Find all the lines with "this" and gather them.
* BEGIN *
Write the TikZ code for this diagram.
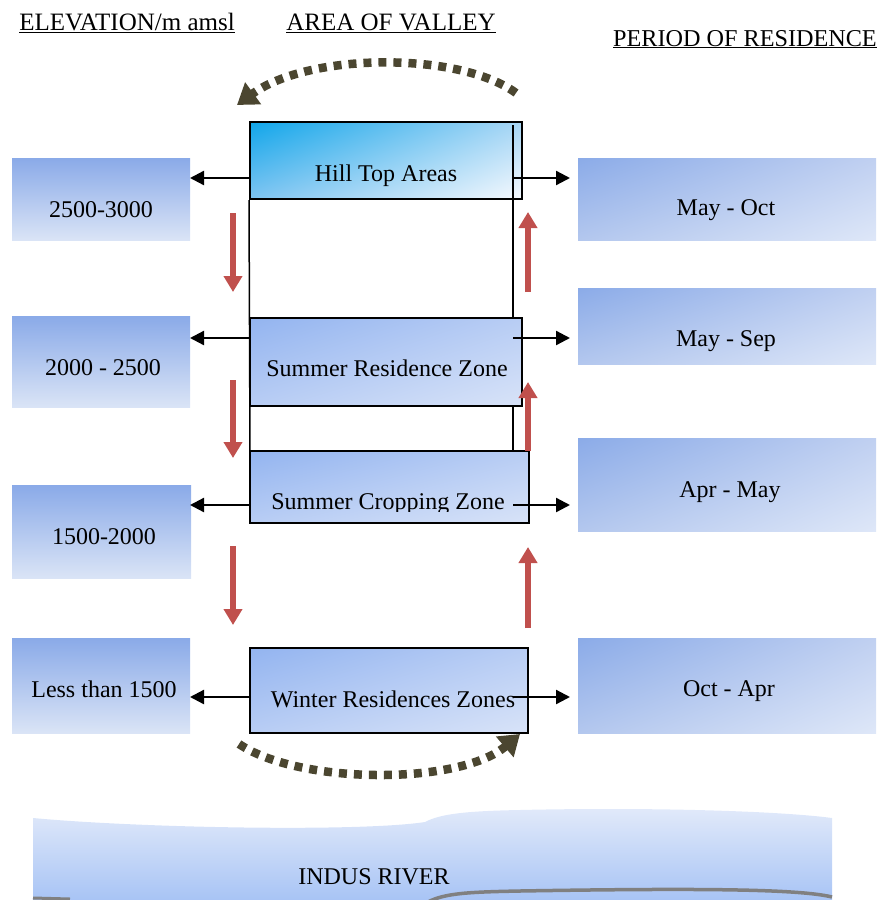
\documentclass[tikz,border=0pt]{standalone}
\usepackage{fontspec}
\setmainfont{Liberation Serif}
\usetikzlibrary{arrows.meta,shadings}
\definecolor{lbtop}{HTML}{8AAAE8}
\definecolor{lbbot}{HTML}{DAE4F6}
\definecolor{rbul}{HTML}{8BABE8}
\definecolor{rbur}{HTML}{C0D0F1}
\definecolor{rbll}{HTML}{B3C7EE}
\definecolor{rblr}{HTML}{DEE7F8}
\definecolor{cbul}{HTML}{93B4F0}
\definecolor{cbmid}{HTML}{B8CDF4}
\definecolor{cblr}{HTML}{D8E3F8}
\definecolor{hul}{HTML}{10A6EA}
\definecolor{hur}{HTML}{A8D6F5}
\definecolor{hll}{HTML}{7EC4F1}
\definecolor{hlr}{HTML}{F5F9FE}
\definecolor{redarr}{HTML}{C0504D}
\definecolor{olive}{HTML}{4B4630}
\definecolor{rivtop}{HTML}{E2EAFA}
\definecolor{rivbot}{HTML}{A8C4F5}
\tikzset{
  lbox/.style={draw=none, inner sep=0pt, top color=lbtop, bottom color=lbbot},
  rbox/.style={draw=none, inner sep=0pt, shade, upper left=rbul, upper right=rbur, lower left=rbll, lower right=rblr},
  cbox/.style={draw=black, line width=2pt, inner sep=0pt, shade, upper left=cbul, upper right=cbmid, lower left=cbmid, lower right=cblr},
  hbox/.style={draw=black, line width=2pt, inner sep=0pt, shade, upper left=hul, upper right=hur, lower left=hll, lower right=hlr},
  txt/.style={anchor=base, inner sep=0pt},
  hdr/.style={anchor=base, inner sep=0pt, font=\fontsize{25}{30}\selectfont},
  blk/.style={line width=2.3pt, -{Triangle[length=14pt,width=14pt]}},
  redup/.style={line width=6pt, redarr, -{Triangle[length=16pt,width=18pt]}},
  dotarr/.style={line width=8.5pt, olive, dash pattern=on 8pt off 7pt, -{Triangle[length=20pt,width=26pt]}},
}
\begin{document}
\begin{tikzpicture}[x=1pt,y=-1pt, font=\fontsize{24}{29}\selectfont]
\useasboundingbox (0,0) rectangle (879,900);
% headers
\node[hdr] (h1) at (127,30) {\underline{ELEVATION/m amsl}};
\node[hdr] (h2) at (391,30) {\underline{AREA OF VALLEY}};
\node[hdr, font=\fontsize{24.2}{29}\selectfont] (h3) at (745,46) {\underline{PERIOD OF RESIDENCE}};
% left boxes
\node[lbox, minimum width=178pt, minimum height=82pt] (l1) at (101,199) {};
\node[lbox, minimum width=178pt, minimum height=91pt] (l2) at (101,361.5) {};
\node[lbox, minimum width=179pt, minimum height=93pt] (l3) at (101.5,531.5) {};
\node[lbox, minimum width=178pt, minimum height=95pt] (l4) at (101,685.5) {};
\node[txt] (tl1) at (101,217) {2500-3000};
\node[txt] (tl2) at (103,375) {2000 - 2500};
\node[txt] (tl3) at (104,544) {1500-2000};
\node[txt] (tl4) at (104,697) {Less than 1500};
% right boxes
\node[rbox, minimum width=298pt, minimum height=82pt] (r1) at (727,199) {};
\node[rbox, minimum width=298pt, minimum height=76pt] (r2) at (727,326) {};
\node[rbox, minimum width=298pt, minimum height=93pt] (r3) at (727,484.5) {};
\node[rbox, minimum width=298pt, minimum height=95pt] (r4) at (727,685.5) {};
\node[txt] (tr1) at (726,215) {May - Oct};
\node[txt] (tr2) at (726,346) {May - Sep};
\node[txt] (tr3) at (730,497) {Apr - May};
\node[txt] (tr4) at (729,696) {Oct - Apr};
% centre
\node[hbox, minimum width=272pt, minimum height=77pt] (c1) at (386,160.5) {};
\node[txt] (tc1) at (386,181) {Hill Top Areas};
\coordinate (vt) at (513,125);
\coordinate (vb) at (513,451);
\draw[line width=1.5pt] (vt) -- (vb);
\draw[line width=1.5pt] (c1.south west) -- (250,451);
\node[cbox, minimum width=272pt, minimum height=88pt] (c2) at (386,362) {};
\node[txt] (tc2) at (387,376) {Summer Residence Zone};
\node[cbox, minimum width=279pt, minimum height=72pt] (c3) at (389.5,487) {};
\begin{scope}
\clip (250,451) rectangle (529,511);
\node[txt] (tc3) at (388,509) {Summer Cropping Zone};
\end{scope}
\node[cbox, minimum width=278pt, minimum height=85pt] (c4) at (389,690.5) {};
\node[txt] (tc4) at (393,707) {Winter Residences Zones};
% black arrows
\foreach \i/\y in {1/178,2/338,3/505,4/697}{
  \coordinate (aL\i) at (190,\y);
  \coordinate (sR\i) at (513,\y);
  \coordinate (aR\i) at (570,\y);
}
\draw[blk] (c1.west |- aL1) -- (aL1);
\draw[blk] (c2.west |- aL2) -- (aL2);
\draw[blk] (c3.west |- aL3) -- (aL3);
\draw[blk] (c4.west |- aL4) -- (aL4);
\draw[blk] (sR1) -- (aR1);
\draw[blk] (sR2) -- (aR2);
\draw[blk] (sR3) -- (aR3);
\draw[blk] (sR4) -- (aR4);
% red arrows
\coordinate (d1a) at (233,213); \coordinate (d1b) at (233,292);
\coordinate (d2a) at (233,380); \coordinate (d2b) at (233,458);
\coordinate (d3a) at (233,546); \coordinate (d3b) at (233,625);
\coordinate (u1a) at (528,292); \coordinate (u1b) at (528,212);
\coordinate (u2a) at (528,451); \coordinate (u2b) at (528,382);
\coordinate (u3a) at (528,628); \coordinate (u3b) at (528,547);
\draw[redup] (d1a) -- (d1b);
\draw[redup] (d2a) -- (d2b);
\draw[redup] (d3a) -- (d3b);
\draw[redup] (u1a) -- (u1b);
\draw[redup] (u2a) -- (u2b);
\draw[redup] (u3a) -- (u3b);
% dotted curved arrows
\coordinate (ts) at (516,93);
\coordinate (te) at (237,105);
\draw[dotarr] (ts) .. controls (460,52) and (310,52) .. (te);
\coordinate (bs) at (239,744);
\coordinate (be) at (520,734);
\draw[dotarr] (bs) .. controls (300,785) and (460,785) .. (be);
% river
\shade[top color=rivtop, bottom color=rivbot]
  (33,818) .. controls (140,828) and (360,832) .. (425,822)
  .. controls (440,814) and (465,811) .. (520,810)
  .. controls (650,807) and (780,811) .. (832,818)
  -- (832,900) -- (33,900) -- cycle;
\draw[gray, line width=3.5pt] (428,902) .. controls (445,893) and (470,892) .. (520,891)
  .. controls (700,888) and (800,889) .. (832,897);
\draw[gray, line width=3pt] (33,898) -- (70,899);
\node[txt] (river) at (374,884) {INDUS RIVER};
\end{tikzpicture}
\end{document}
* END *
* BEGIN *
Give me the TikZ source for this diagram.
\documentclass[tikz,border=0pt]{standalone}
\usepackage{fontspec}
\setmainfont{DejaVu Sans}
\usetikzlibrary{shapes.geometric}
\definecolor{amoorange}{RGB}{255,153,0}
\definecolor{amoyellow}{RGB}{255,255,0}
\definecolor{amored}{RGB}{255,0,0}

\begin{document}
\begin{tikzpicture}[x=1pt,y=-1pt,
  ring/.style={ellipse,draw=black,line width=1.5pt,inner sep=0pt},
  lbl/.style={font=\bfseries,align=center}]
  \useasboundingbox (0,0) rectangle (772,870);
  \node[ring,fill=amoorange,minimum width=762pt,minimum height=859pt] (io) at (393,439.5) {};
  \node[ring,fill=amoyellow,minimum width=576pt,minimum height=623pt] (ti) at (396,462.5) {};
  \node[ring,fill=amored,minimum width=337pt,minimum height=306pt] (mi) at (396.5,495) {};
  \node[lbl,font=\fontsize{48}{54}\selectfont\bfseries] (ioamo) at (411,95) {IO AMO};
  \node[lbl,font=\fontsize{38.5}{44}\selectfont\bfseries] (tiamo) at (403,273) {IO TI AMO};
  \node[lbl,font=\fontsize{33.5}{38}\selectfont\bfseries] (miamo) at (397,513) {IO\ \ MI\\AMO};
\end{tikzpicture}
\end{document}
* END *
# Completed task:
Write the TikZ code for this diagram.
Give me the TikZ source for this diagram.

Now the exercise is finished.